On the exec team at LiveRamp (NYSE:RAMP), I was fortunate enough to see the transition from small startup to multi-billion dollar publicly traded company. A few lessons stand out:
- Each quarter the new revenue we were generating from new logos was a fraction of our total recurring revenue from existing customers
- Customer experience is much larger than our front-line “customer-facing employees” – i.e., product, marketing, engineering, sales and the entire company are responsible for customer outcomes and success
- We never truly understood the behaviors we were doing for our customers across multiple teams of the entire org, and more importantly, we didn’t know what was working
At Retain, we partner with customer success leaders at the largest enterprises in the world. We work with leaders at companies like Nielsen. I love working with these executives and innovators because they exist in a world that is rapidly changing and all of them are visionaries in how they are leveling up their functions. Here’s what we’re seeing:
First, customer success departments are now the growth centers for a company. As mentioned above, established enterprises generate more than 75% of new revenue from existing customers. In fact, companies with a higher Net Retention Rate (recurring revenue + expansion revenue - churned) receive higher overall valuations. For example, a company with a 110% net retention rate receives, on average, a 7x higher valuation multiple than a company with a 100% net retention rate.
Without customers, we don’t have a business for long. And who owns customers? We find at the largest enterprises, it tends to be customer success (sometimes known as relationship managers, account managers, support rep, customer service and more).
Stated simply: the team that is responsible for keeping customers happy, creating value for customers, and much more now has an even larger charter – they are the drivers and gatekeepers of growth for the business.
Second, customer success is a science that relies on data.
If I were writing this 20 years ago, first it would be on my AOL profile, and second it would likely state that sales and marketing are “an art and not a science.” Having the luxury of being 20 years past 2002 (and no longer using dial-up), we know more than ever that sales, marketing and all functions across the customer lifecycle need to be grounded in data and science.
Customer success is a company-wide initiative. While customer success owns the customer relationship, they also have to coordinate with a variety of teams (e.g., sales, marketing and product) and units (e.g., support and renewals) that touch the customer, and all of these employees are working across 100s of systems and locations. As a result, the number of workflows and touchpoints is exponentially more than what you would find in sales and marketing – and remember, the customer is more important than ever.
Third, we can't hire fast enough or scale headcount to keep up with the needs of the business. Customer Success Manager is one of the top 5 most listed roles companies are hiring for on LinkedIn, right there with engineers and data scientists. However, the model of growing customer success headcount based on a list of accounts and revenue simply doesn’t scale. I spoke with the CCO of a publicly traded company last week and she stated, “It took us 8 years to get to $1B in revenue, and we’re going to get to $4B over the next two years.
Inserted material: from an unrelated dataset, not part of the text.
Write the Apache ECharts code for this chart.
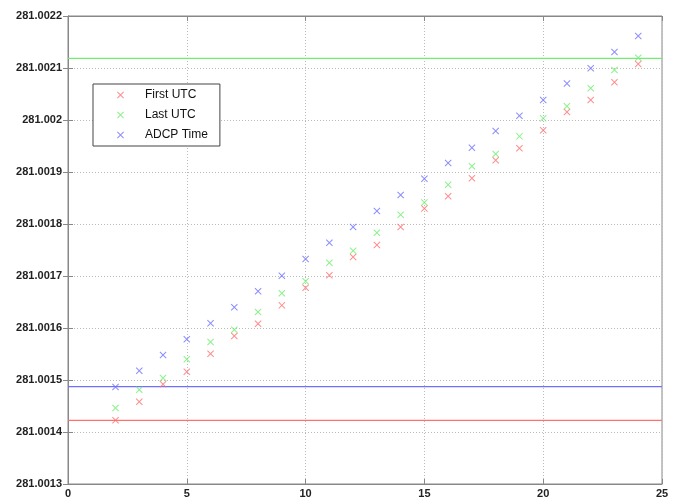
<!DOCTYPE html>
<html>
<head>
<meta charset="utf-8">
<script src="https://cdn.jsdelivr.net/npm/echarts@6/dist/echarts.min.js"></script>
<style>html,body{margin:0;padding:0;background:#fff}#c{width:674px;height:499px}</style>
</head>
<body>
<div id="c"></div>
<script>
var xValues = [2,3,4,5,6,7,8,9,10,11,12,13,14,15,16,17,18,19,20,21,22,23,24];
var firstUTC = [281.0014225,281.0014583,281.0014917,281.0015160,281.0015506,281.0015846,281.0016083,281.0016436,281.0016775,281.0017013,281.0017365,281.0017596,281.0017942,281.0018298,281.0018533,281.0018879,281.0019225,281.0019456,281.0019802,281.0020154,281.0020385,281.0020725,281.0021077];
var lastUTC = [281.0014462,281.0014813,281.0015038,281.0015398,281.0015731,281.0015967,281.0016308,281.0016667,281.0016898,281.0017256,281.0017487,281.0017833,281.0018179,281.0018413,281.0018756,281.0019110,281.0019346,281.0019686,281.0020032,281.0020265,281.0020610,281.0020961,281.0021198];
var adcpTime = [281.0014865,281.0015179,281.0015481,281.0015783,281.0016090,281.0016398,281.0016706,281.0017006,281.0017327,281.0017640,281.0017942,281.0018250,281.0018558,281.0018871,281.0019173,281.0019467,281.0019788,281.0020083,281.0020385,281.0020702,281.0020994,281.0021308,281.0021615];
var refFirst = 281.0014225;
var refADCP = 281.0014871;
var refLast = 281.0021187;
var xRange = [0, 25];
var yTicks = [281.0013,281.0014,281.0015,281.0016,281.0017,281.0018,281.0019,281.002,281.0021,281.0022];

var RED = '#ff7070', GREEN = '#6fee6f', BLUE = '#7070ff';
var XSYM = 'path://M0,1 L1,0 L5,4 L9,0 L10,1 L6,5 L10,9 L9,10 L5,6 L1,10 L0,9 L4,5 Z';

function pairs(ys){ return ys.map(function(y,i){ return [xValues[i], y]; }); }
function hline(v){ return [[xRange[0], v],[xRange[1], v]]; }

var chart = echarts.init(document.getElementById('c'), null, {renderer:'canvas'});
var tickStyle = {show:true, inside:true, length:5, lineStyle:{color:'#888'}};
var labelStyle = {color:'#222', fontSize:11, fontWeight:'bold', fontFamily:'Liberation Sans, Arial, sans-serif'};
var gridLine = {show:true, lineStyle:{color:'#bbbbbb', type:[1,2]}};
chart.setOption({
  animation:false,
  backgroundColor:'#fff',
  grid:{left:68, right:12, top:16, bottom:15, show:true, borderColor:'#888', borderWidth:1, containLabel:false},
  xAxis:[{
    type:'value', min:xRange[0], max:xRange[1], interval:5,
    axisLine:{show:true, lineStyle:{color:'#888'}},
    axisTick:tickStyle,
    axisLabel:Object.assign({margin:4}, labelStyle),
    splitLine:gridLine
  },{
    type:'value', position:'top', min:xRange[0], max:xRange[1], interval:5,
    axisLine:{show:true, lineStyle:{color:'#888'}},
    axisTick:tickStyle, axisLabel:{show:false}, splitLine:{show:false}
  }],
  yAxis:[{
    type:'value', min:yTicks[0], max:yTicks[yTicks.length-1], interval:0.0001,
    axisLine:{show:true, lineStyle:{color:'#888'}},
    axisTick:tickStyle,
    axisLabel:Object.assign({margin:6, formatter:function(v){ return String(parseFloat(Number(v).toFixed(4))); }}, labelStyle),
    splitLine:gridLine
  },{
    type:'value', position:'right', min:yTicks[0], max:yTicks[yTicks.length-1], interval:0.0001,
    axisLine:{show:true, lineStyle:{color:'#888'}},
    axisTick:tickStyle, axisLabel:{show:false}, splitLine:{show:false}
  }],
  legend:{
    orient:'vertical', left:93, top:84,
    backgroundColor:'#fff', borderColor:'#444', borderWidth:1, borderRadius:0,
    padding:[5,12,5,24], itemGap:8, itemWidth:7, itemHeight:7,
    textStyle:{color:'#111', fontSize:12, lineHeight:12, padding:[0,0,0,16], fontFamily:'Liberation Sans, Arial, sans-serif'},
    data:[{name:'First UTC', icon:XSYM},{name:'Last UTC', icon:XSYM},{name:'ADCP Time', icon:XSYM}]
  },
  series:[
    {name:'refFirst', type:'line', data:hline(refFirst), showSymbol:false, lineStyle:{color:RED, width:1.2}, itemStyle:{color:RED}, z:1, silent:true},
    {name:'refADCP', type:'line', data:hline(refADCP), showSymbol:false, lineStyle:{color:BLUE, width:1.2}, itemStyle:{color:BLUE}, z:1, silent:true},
    {name:'refLast', type:'line', data:hline(refLast), showSymbol:false, lineStyle:{color:GREEN, width:1.2}, itemStyle:{color:GREEN}, z:1, silent:true},
    {name:'First UTC', type:'scatter', data:pairs(firstUTC), symbol:XSYM, symbolSize:7, itemStyle:{color:RED}, z:3},
    {name:'Last UTC', type:'scatter', data:pairs(lastUTC), symbol:XSYM, symbolSize:7, itemStyle:{color:GREEN}, z:3},
    {name:'ADCP Time', type:'scatter', data:pairs(adcpTime), symbol:XSYM, symbolSize:7, itemStyle:{color:BLUE}, z:3}
  ]
});
</script>
</body>
</html>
We can no longer throw bodies at supporting our customers and we have to find ways to scale.”
The challenges don’t stop there, however! Historically software vendors have targeted Sales and Marketing functions by offering leaders robust platforms to scale, optimize, and glean insights across these operating units.
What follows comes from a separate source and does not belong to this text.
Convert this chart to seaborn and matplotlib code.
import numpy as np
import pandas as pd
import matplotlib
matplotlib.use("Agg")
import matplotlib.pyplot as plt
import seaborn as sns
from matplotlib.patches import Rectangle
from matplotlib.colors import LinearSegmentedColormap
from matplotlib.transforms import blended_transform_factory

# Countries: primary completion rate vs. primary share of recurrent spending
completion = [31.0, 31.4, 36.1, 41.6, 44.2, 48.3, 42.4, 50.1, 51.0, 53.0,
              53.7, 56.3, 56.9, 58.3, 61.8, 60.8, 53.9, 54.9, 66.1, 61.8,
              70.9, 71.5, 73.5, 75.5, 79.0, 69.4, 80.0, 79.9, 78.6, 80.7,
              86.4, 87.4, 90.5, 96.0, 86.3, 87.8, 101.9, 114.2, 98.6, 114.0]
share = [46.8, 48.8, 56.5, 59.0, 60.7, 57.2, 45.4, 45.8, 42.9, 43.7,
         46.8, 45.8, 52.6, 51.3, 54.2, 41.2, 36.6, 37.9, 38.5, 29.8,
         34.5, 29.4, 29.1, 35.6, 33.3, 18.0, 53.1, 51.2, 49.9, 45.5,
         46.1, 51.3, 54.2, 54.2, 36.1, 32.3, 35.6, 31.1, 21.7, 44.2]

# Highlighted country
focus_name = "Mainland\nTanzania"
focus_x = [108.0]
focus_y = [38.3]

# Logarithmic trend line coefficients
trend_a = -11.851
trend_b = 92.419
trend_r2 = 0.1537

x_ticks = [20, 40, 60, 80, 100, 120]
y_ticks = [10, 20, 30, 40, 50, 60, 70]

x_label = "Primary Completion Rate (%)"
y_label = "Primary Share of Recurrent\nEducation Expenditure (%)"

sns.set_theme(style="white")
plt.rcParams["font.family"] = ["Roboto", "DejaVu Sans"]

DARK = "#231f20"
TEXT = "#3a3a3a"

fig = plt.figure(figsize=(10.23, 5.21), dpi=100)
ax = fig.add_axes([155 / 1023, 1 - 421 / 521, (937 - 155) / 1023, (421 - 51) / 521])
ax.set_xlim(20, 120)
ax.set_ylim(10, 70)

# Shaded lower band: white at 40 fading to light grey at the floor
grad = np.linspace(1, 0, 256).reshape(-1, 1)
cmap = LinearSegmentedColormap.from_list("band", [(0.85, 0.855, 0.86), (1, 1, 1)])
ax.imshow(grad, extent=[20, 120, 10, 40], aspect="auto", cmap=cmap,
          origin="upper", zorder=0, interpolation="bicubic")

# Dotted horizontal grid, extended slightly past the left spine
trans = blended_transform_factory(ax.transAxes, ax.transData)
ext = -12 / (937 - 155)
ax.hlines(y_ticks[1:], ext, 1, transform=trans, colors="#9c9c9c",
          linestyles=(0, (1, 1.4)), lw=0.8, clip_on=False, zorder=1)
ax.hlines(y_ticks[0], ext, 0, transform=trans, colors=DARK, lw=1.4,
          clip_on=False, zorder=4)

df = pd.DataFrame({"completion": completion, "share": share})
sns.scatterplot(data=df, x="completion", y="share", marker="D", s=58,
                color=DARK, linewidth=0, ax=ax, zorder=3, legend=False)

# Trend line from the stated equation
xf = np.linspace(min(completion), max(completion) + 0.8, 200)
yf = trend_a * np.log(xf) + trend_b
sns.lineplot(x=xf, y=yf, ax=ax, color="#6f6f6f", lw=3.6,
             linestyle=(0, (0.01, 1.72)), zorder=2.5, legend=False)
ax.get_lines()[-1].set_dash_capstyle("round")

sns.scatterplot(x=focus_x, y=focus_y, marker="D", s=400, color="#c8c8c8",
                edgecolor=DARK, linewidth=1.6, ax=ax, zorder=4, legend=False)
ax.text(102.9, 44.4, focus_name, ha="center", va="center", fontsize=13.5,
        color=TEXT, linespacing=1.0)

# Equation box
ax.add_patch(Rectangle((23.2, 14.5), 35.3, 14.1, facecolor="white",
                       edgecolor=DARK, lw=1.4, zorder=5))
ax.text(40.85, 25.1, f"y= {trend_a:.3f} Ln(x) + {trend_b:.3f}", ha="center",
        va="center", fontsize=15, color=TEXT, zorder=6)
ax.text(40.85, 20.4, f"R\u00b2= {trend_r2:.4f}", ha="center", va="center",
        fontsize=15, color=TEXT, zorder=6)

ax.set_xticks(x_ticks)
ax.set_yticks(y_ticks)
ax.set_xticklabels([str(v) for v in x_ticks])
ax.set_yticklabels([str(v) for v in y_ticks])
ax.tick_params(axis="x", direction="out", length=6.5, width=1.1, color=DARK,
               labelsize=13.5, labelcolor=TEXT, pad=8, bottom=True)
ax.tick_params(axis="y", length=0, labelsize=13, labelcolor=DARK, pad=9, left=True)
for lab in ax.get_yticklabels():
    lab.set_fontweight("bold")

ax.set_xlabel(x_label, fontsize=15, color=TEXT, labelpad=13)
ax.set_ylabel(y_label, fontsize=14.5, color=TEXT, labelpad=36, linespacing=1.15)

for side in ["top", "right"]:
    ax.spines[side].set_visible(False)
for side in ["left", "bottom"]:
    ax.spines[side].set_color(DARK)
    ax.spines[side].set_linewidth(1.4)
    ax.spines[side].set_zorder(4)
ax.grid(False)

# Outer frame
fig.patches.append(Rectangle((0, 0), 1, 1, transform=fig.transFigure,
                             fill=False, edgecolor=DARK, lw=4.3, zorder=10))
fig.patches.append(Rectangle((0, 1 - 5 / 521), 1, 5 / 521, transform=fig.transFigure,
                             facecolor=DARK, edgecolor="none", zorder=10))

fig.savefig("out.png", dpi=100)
Customer Success as an industry is still evolving rapidly, so leaders are also missing the instrumentation and tooling that they need to meet the expanding requirements demanded of them to accomplish their growth targets. The leaders we talk with realize this and stress the fact that they are flying blind, and cannot afford to continue to do so. One of our customers at a Fortune 100 company with an org of thousands of employees said, “My team is doing 50 things, and I don’t know what those 50 activities are. More importantly, only 5 of those activities actually matter. I need visibility to know what we’re doing, what’s working, and what we should stop doing.”
This is precisely why we work with executives at the largest enterprises in the world; they have an urgent need tied to the direct success (and existence) of the business, yet they have been flying blind until using Retain.
Retain provides customer success teams with instrumentation they need to drive retention and growth. We provide workflow intelligence that combines all account and engagement-related work into a full view of your customer activities, across all people who participate in the customer lifecycle. The platform provides true visibility and insight into what's working and what's not. This allows leaders to not only know what's happening but helps them optimize their efforts, grow non-linearly, while finding moments of genius and turning them into habits.
With existing customers generating more revenue than ever before, we no longer have to fly blind and can now identify the behaviors that matter.